Summary
This paper focuses on techniques for quantifying accelerated-production rates achieved by installing wellbore heaters in heavy-oil-producer wells. The uniform injection of heat into the wellbore of heavy-oil producers reduces local near-well fluid viscosity, lowers dynamic pressure, and results in increased production rates. Wellbore heat penetrates into the surrounding reservoir through conduction. Because of the exponential dependence of heavy-oil viscosity on temperature, small changes in temperature can substantially reduce near-wellbore oil viscosity. Conduction-heat transfer into the formation is balanced by convection back into the wellbore by the inflowing produced fluids.

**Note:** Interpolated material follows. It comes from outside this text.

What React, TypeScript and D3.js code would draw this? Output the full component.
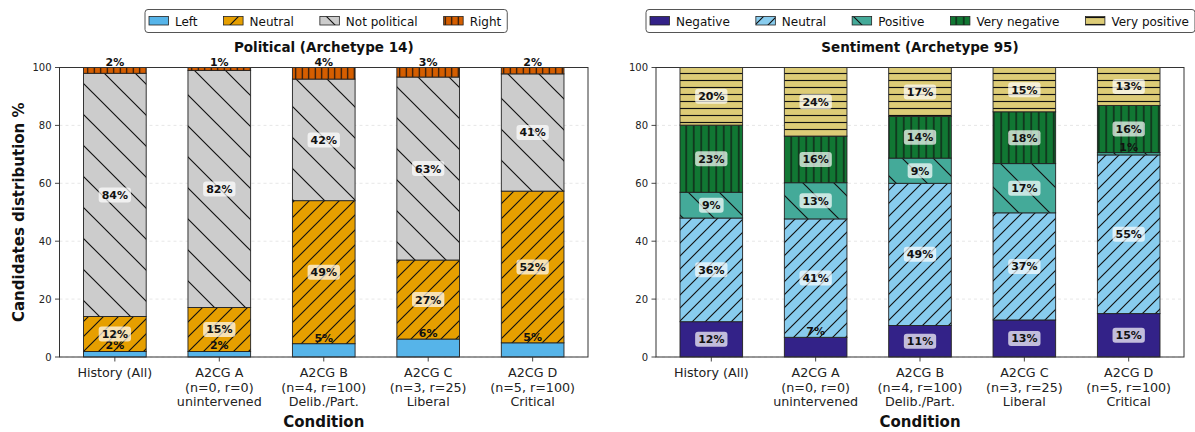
import React from "react";
import { scaleLinear, stack } from "d3";

// conditions on the x axis (one entry per tick, split into lines)
const conditions = [
  ["History (All)"],
  ["A2CG A", "(n=0, r=0)", "unintervened"],
  ["A2CG B", "(n=4, r=100)", "Delib./Part."],
  ["A2CG C", "(n=3, r=25)", "Liberal"],
  ["A2CG D", "(n=5, r=100)", "Critical"],
];

// Political (Archetype 14), % per condition
const politicalKeys = ["Left", "Neutral", "Not political", "Right"];
const politicalLeft = [1.9, 1.9, 4.6, 6.2, 4.9];
const politicalNeutral = [12.1, 15.2, 49.4, 27.3, 52.4];
const politicalNotPolitical = [84.0, 81.9, 42.0, 63.2, 40.5];
const politicalRight = [2.0, 1.0, 4.0, 3.3, 2.2];

// Sentiment (Archetype 95), % per condition
const sentimentKeys = ["Negative", "Neutral", "Positive", "Very negative", "Very positive"];
const sentimentNegative = [12.2, 6.8, 10.9, 12.8, 15.0];
const sentimentNeutral = [35.8, 40.9, 49.1, 37.0, 54.8];
const sentimentPositive = [8.9, 12.5, 8.7, 17.0, 0.8];
const sentimentVeryNegative = [23.2, 16.1, 14.4, 17.9, 16.3];
const sentimentVeryPositive = [19.9, 23.7, 16.9, 15.3, 13.1];

const yTicks = [0, 20, 40, 60, 80, 100];

type Hatch = { kind: string; s: number };
type Panel = {
  id: string;
  title: string;
  keys: string[];
  columns: number[][];
  colors: string[];
  hatches: Hatch[];
};

const panels: Panel[] = [
  {
    id: "pol",
    title: "Political (Archetype 14)",
    keys: politicalKeys,
    columns: [politicalLeft, politicalNeutral, politicalNotPolitical, politicalRight],
    colors: ["#56B4E9", "#E69F00", "#CCCCCC", "#D55E00"],
    hatches: [
      { kind: "", s: 10 },
      { kind: "/", s: 15 },
      { kind: "\\", s: 31 },
      { kind: "|", s: 6.5 },
    ],
  },
  {
    id: "sen",
    title: "Sentiment (Archetype 95)",
    keys: sentimentKeys,
    columns: [
      sentimentNegative,
      sentimentNeutral,
      sentimentPositive,
      sentimentVeryNegative,
      sentimentVeryPositive,
    ],
    colors: ["#332288", "#88CCEE", "#44AA99", "#117733", "#DDCC77"],
    hatches: [
      { kind: "", s: 10 },
      { kind: "/", s: 13 },
      { kind: "\\", s: 31 },
      { kind: "|", s: 7.5 },
      { kind: "-", s: 7 },
    ],
  },
];

const FONT = "DejaVu Sans, sans-serif";
const W = 1195;
const H = 432;
const plotTop = 67.5;
const plotBottom = 357;
const panelX: [number, number][] = [
  [59.5, 588],
  [656, 1184],
];
const legendX = [145, 646];

let ctx: CanvasRenderingContext2D | null = null;
function textWidth(s: string, font: string) {
  if (!ctx) ctx = document.createElement("canvas").getContext("2d");
  if (!ctx) return s.length * 7;
  ctx.font = font;
  return ctx.measureText(s).width;
}

function hatchPath(kind: string, s: number) {
  if (kind === "/")
    return `M0,${s} L${s},0 M${-s / 4},${s / 4} L${s / 4},${-s / 4} M${(3 * s) / 4},${(5 * s) / 4} L${(5 * s) / 4},${(3 * s) / 4}`;
  if (kind === "\\")
    return `M0,0 L${s},${s} M${-s / 4},${(3 * s) / 4} L${s / 4},${(5 * s) / 4} M${(3 * s) / 4},${-s / 4} L${(5 * s) / 4},${s / 4}`;
  if (kind === "|") return `M${s / 2},0 L${s / 2},${s}`;
  if (kind === "-") return `M0,${s / 2} L${s},${s / 2}`;
  return "";
}

function Patterns({ panel }: { panel: Panel }) {
  return (
    <>
      {panel.keys.map((k, i) => {
        const h = panel.hatches[i];
        return (
          <pattern
            key={k}
            id={`${panel.id}-${i}`}
            patternUnits="userSpaceOnUse"
            width={h.s}
            height={h.s}
          >
            <rect width={h.s} height={h.s} fill={panel.colors[i]} />
            {h.kind && (
              <path d={hatchPath(h.kind, h.s)} stroke="#111" strokeWidth={1.15} fill="none" />
            )}
          </pattern>
        );
      })}
    </>
  );
}

function Legend({ panel, x }: { panel: Panel; x: number }) {
  const font = `12px ${FONT}`;
  let cur = x + 4;
  const items = panel.keys.map((k, i) => {
    const px = cur;
    const tw = textWidth(k, font);
    cur = px + 26 + tw + 26;
    return { k, i, px, tw };
  });
  const last = items[items.length - 1];
  const right = last.px + 26 + last.tw + 6;
  return (
    <g>
      <rect
        x={x}
        y={9.5}
        width={right - x}
        height={23}
        rx={3}
        fill="#fff"
        stroke="#555"
        strokeWidth={1}
      />
      {items.map(({ k, i, px }) => (
        <g key={k}>
          <rect
            x={px}
            y={16.5}
            width={19.5}
            height={8.5}
            fill={`url(#${panel.id}-${i})`}
            stroke="#222"
            strokeWidth={0.8}
          />
          <text x={px + 26} y={25.5} fontSize={12} fontFamily={FONT} fill="#111">
            {k}
          </text>
        </g>
      ))}
    </g>
  );
}

function Chart({ panel, x0, x1, showYLabel }: { panel: Panel; x0: number; x1: number; showYLabel: boolean }) {
  const x = scaleLinear().domain([-0.53, 4.53]).range([x0, x1]);
  const y = scaleLinear().domain([0, 100]).range([plotBottom, plotTop]);
  const barW = x(0.3) - x(-0.3);
  const rows = conditions.map((_, ci) => {
    const r: Record<string, number> = {};
    panel.keys.forEach((k, ki) => (r[k] = panel.columns[ki][ci]));
    return r;
  });
  const series = stack<Record<string, number>>().keys(panel.keys)(rows);
  const labelFont = `bold 11px ${FONT}`;
  const cx = (x0 + x1) / 2;

  return (
    <g>
      {yTicks.map((t) => (
        <line
          key={`g${t}`}
          x1={x0}
          x2={x1}
          y1={y(t)}
          y2={y(t)}
          stroke="#dcdcdc"
          strokeWidth={0.7}
          strokeDasharray="3,3"
        />
      ))}
      {series.map((s, si) =>
        s.map((d, ci) => (
          <rect
            key={`${si}-${ci}`}
            x={x(ci) - barW / 2}
            y={y(d[1])}
            width={barW}
            height={Math.max(0, y(d[0]) - y(d[1]))}
            fill={`url(#${panel.id}-${si})`}
            stroke="#222"
            strokeWidth={0.9}
          />
        ))
      )}
      {series.map((s, si) =>
        s.map((d, ci) => {
          const v = d[1] - d[0];
          const label = `${Math.round(v)}%`;
          const bx = x(ci);
          if (v < 8) {
            const top = y(d[1]);
            return (
              <text
                key={`l${si}-${ci}`}
                x={bx}
                y={top - 2}
                textAnchor="middle"
                fontSize={11}
                fontWeight="bold"
                fontFamily={FONT}
                fill="#111"
              >
                {label}
              </text>
            );
          }
          const cy = y((d[0] + d[1]) / 2);
          const tw = textWidth(label, labelFont);
          return (
            <g key={`l${si}-${ci}`}>
              <rect
                x={bx - tw / 2 - 3}
                y={cy - 7.5}
                width={tw + 6}
                height={15}
                rx={3}
                fill="#fff"
                fillOpacity={0.7}
              />
              <text
                x={bx}
                y={cy + 4}
                textAnchor="middle"
                fontSize={11}
                fontWeight="bold"
                fontFamily={FONT}
                fill="#111"
              >
                {label}
              </text>
            </g>
          );
        })
      )}
      <rect
        x={x0}
        y={plotTop}
        width={x1 - x0}
        height={plotBottom - plotTop}
        fill="none"
        stroke="#333"
        strokeWidth={1}
      />
      {yTicks.map((t) => (
        <g key={`t${t}`}>
          <line x1={x0 - 4.5} x2={x0} y1={y(t)} y2={y(t)} stroke="#333" strokeWidth={0.9} />
          <text
            x={x0 - 8}
            y={y(t) + 3.5}
            textAnchor="end"
            fontSize={10}
            fontFamily={FONT}
            fill="#222"
          >
            {t}
          </text>
        </g>
      ))}
      {conditions.map((lines, ci) => (
        <g key={`x${ci}`}>
          <line
            x1={x(ci)}
            x2={x(ci)}
            y1={plotBottom}
            y2={plotBottom + 4.5}
            stroke="#333"
            strokeWidth={0.9}
          />
          <text textAnchor="middle" fontSize={12.7} fontFamily={FONT} fill="#222">
            {lines.map((ln, li) => (
              <tspan key={li} x={x(ci)} y={377 + li * 14.7}>
                {ln}
              </tspan>
            ))}
          </text>
        </g>
      ))}
      <text
        x={cx}
        y={52}
        textAnchor="middle"
        fontSize={13.5}
        fontWeight="bold"
        fontFamily={FONT}
        fill="#111"
      >
        {panel.title}
      </text>
      <text
        x={cx}
        y={426.5}
        textAnchor="middle"
        fontSize={15}
        fontWeight="bold"
        fontFamily={FONT}
        fill="#111"
      >
        Condition
      </text>
      {showYLabel && (
        <text
          transform={`translate(23.5, ${(plotTop + plotBottom) / 2}) rotate(-90)`}
          textAnchor="middle"
          fontSize={15}
          fontWeight="bold"
          fontFamily={FONT}
          fill="#111"
        >
          Candidates distribution %
        </text>
      )}
    </g>
  );
}

export default function App() {
  return (
    <svg
      width={W}
      height={H}
      style={{ position: "absolute", left: 0, top: 0, background: "#fff" }}
    >
      <defs>
        {panels.map((p) => (
          <Patterns key={p.id} panel={p} />
        ))}
      </defs>
      {panels.map((p, i) => (
        <g key={p.id}>
          <Chart panel={p} x0={panelX[i][0]} x1={panelX[i][1]} showYLabel={i === 0} />
          <Legend panel={p} x={legendX[i]} />
        </g>
      ))}
    </svg>
  );
}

The higher the flow rate, the lower the heat-penetration depth is for a fixed heater-injection rate.
Schild (1957) presented a steady-state model that deploys boundary condition at an infinite radial location, resulting in the prediction of an infinite-influence region for the temperature when the Péclet number is smaller than unity. Production-improvement factor (PIF) on the order of 100 is reported and will be shown to be overoptimistic when the transient nature is properly represented. In this paper, a transient model is presented dependent on the boundary conditions at a finite radial distance from the wellbore. Predictions of the PIF suggest values on the order of three at small Péclet numbers. Influence of the formation thermal conductivity and permeability can be lumped into a defined Péclet number. The developed correlation is demonstrated to cover the effect of this Péclet number, together with the viscosity ratio, on the PIF.